Given exercise: Search the material for the word "this" and report each line where it turns up.

Extracted material:

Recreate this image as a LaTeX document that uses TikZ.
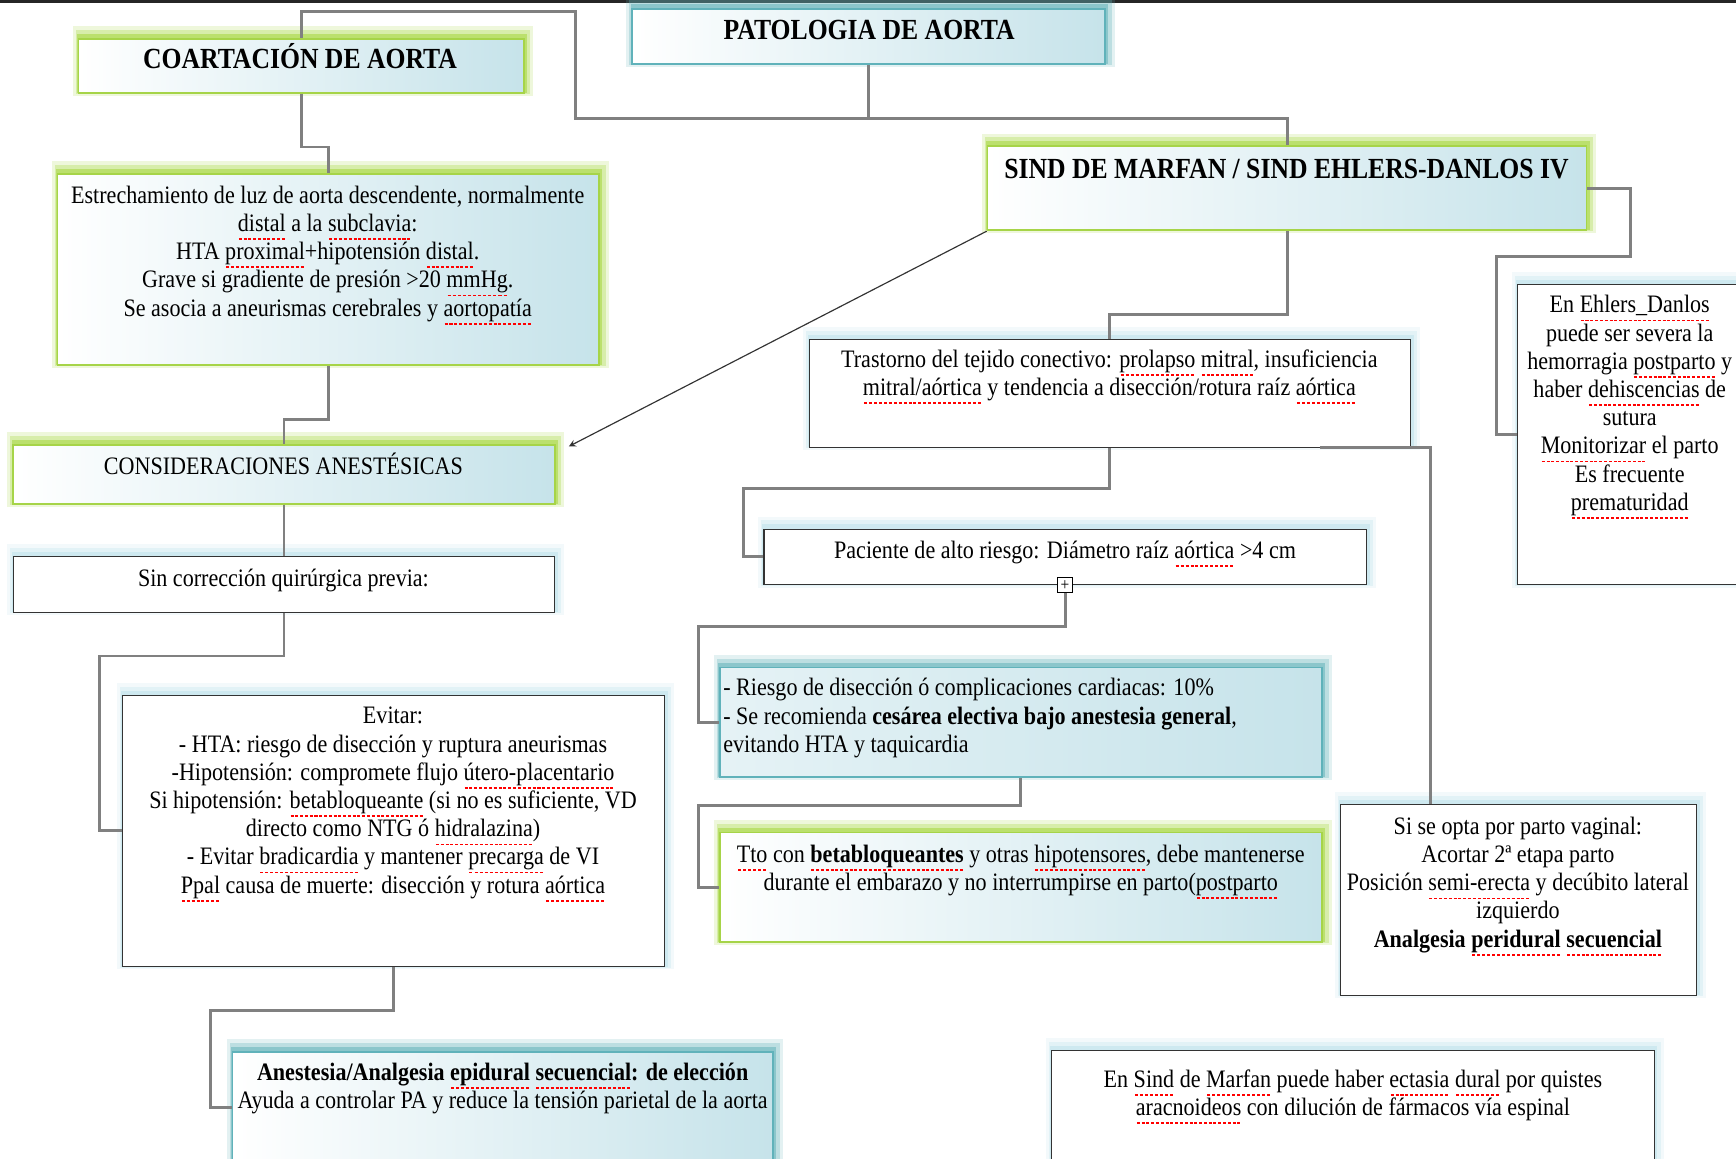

...

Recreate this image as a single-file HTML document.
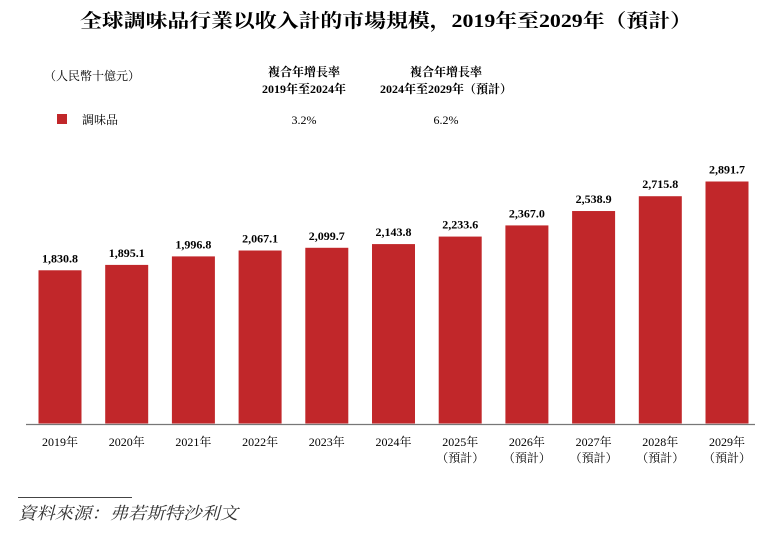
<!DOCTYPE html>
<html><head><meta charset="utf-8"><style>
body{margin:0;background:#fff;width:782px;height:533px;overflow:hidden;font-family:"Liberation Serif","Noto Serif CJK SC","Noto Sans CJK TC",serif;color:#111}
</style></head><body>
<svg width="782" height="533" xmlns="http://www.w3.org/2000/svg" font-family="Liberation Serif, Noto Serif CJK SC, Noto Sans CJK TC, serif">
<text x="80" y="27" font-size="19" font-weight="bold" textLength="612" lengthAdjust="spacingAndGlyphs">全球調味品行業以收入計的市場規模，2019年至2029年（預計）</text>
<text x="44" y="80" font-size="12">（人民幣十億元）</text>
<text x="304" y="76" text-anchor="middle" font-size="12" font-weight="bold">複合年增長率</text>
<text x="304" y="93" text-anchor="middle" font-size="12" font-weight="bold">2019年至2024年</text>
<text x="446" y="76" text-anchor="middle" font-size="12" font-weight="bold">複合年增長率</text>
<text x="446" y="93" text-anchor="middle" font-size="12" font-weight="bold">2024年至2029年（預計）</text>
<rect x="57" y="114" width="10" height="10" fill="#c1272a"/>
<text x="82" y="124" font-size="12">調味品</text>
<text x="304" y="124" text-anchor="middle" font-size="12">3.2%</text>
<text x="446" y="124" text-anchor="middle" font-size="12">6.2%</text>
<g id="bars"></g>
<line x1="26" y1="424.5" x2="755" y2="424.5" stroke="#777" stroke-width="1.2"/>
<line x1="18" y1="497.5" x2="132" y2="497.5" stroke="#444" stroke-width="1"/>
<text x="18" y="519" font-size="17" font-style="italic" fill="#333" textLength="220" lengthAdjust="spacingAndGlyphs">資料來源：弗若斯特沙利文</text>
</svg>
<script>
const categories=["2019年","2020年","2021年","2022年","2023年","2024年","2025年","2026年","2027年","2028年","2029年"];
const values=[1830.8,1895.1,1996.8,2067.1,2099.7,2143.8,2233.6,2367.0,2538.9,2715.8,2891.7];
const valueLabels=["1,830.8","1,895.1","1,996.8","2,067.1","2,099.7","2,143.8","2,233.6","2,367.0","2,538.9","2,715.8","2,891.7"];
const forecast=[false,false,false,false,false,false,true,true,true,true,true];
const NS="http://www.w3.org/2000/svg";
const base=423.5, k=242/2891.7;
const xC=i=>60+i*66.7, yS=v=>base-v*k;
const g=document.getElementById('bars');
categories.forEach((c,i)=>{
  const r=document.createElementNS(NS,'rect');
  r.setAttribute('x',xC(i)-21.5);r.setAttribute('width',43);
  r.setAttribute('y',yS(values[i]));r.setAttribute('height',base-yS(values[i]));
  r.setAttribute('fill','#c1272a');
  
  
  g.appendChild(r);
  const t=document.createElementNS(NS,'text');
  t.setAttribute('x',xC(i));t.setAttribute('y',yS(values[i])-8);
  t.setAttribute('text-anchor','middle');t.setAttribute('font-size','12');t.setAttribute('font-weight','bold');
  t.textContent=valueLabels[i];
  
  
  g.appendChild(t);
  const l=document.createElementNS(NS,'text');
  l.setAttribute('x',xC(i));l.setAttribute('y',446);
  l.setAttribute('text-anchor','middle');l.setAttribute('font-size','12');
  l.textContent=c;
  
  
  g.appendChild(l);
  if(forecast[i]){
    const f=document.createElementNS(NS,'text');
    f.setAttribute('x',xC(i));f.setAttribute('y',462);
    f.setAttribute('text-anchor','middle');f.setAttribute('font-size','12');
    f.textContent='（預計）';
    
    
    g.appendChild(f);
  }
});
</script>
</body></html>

Solution to the problem:
Recreate this image as a LaTeX document that uses TikZ.
Recreate this image as a single-file HTML document.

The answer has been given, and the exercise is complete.